For some folks, the rooster has become a potent symbol of the way their neighborhood is changing.

"Sometimes, I think it's Mexico," said Tony Johnson, who lives in Southeast L.A. He confessed that after being roused early some mornings, he has fantasized about silencing the birds permanently. "Boom. Boom. Boom," he said, pantomiming how he would do it.

But a few blocks away, Jose Luiz, 43, seemed surprised that anyone would be bothered by the noise.

"It's natural to have roosters," he said as he surveyed a new community garden where corn, squash and tomatoes were growing. "I'm Mexican. We are accustomed to hearing them."

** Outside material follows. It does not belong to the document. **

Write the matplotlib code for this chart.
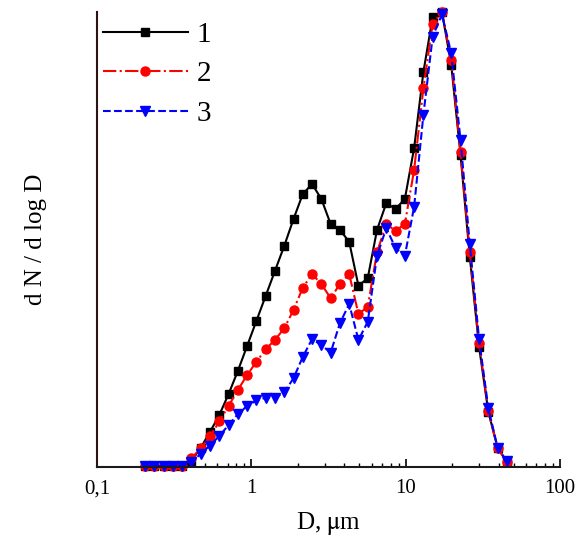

Zoning rules prohibit most of this husbandry, but overtaxed animal control officers rarely take action unless they get complaints.

Some of the birds may be being used in cockfighting. But animal control officers say most of the backyard roosters are not implicated in anything so sinister. They are simply part of the household, a hobby and a comfort for immigrants who hope to re-create a little piece of home in a faraway, foreign place.

Still, as deluged city officials and sleep-deprived residents have learned, one person's comfort is another's headache.

"I can't sleep," said Perry Partee, 55, who lives near Watts. He sternly dismissed the conventional wisdom that roosters crow at dawn; in fact, he said, they often get going much earlier.

Animal Services officials say there undoubtedly are more chickens and roosters in long-established Latino communities on the Eastside, such as Boyle Heights and El Sereno, where it is not unheard of to see flocks of the birds running down the sidewalk. But in those neighborhoods many residents are accustomed to, or at least not overly bothered by, the sights and sounds of free-roaming fowl.

In South Los Angeles, on the other hand, the crowing - and bleating, quacking, honking, oinking and neighing - has been a growing source of irritation, with callers lighting up city phone lines demanding that officials do something.

Take the recent rooster- related activities near 110th and Avalon.

An 11-year-old boy was chased home from school by a rooster, according to his mother, who did not want his name published.

Around the same time, on the same street, some roosters mysteriously disappeared out of a backyard, according to resident Dwight Johnson, who said the birds' owner walked up and down the street looking for them.

Animal Services Officer Jose Gonzalez, who patrols the southern part of the city, said he's getting around five calls a week about rooster noise. He's also had reports about a pig running down Central Avenue and a man who kept goats in his backyard and posted signs advertising slaughterhouse services.

Boks said Animal Services deals with about 150 reports of unauthorized slaughtering a year.

The rules about keeping animals in Los Angeles are complicated. For the most part, Animal Services officers rely on distance requirements, which vary from animal to animal. Roosters, for example, must be kept in an enclosed pen 20 feet from their owner's house and 100 feet from any neighbor's house. Other chickens, on the other hand, can be 35 feet from a neighbor's house, while horses must maintain a distance of 75 feet.

Because many Los Angeles lots are no larger than 100 feet long, it is physically impossible for many property owners there to legally keep roosters.

Hen-pecked by constituent calls about rooster noise, Los Angeles City Councilwoman Janice Hahn recently proposed limiting each household to one rooster and setting up new procedures to deal with loud birds.

But animal control officers warn that they have a lot on their plates already, including vicious dogs, feral cats and thousands of stray animals crowding shelters, not to mention the occasional snake or bobcat.

The city employs 64 animal control officers to cover some 460 square miles; from May 1, 2007, through April 30, 2008, city shelters took in 628 farm animals, including 345 chickens, 11 goats and five pigs.

Officials vowed to keep studying the issue.

Officers will continue to respond when they get calls, and will investigate if they suspect cockfighting, animal cruelty or, as in the case of the freelance goat slaughterhouse, a health-and-safety issue.

Many residents, such as Stone, who was plagued by her neighbor's birds in her yard, took pains to stress that it was the roosters they deplored, not their owners.

Near where she spoke, the distinctive crow of an unseen bird cut through the noise of a police helicopter and the hum of traffic. Cock-a-doodle-doo, the bird cried. A moment later, a goose honked in response.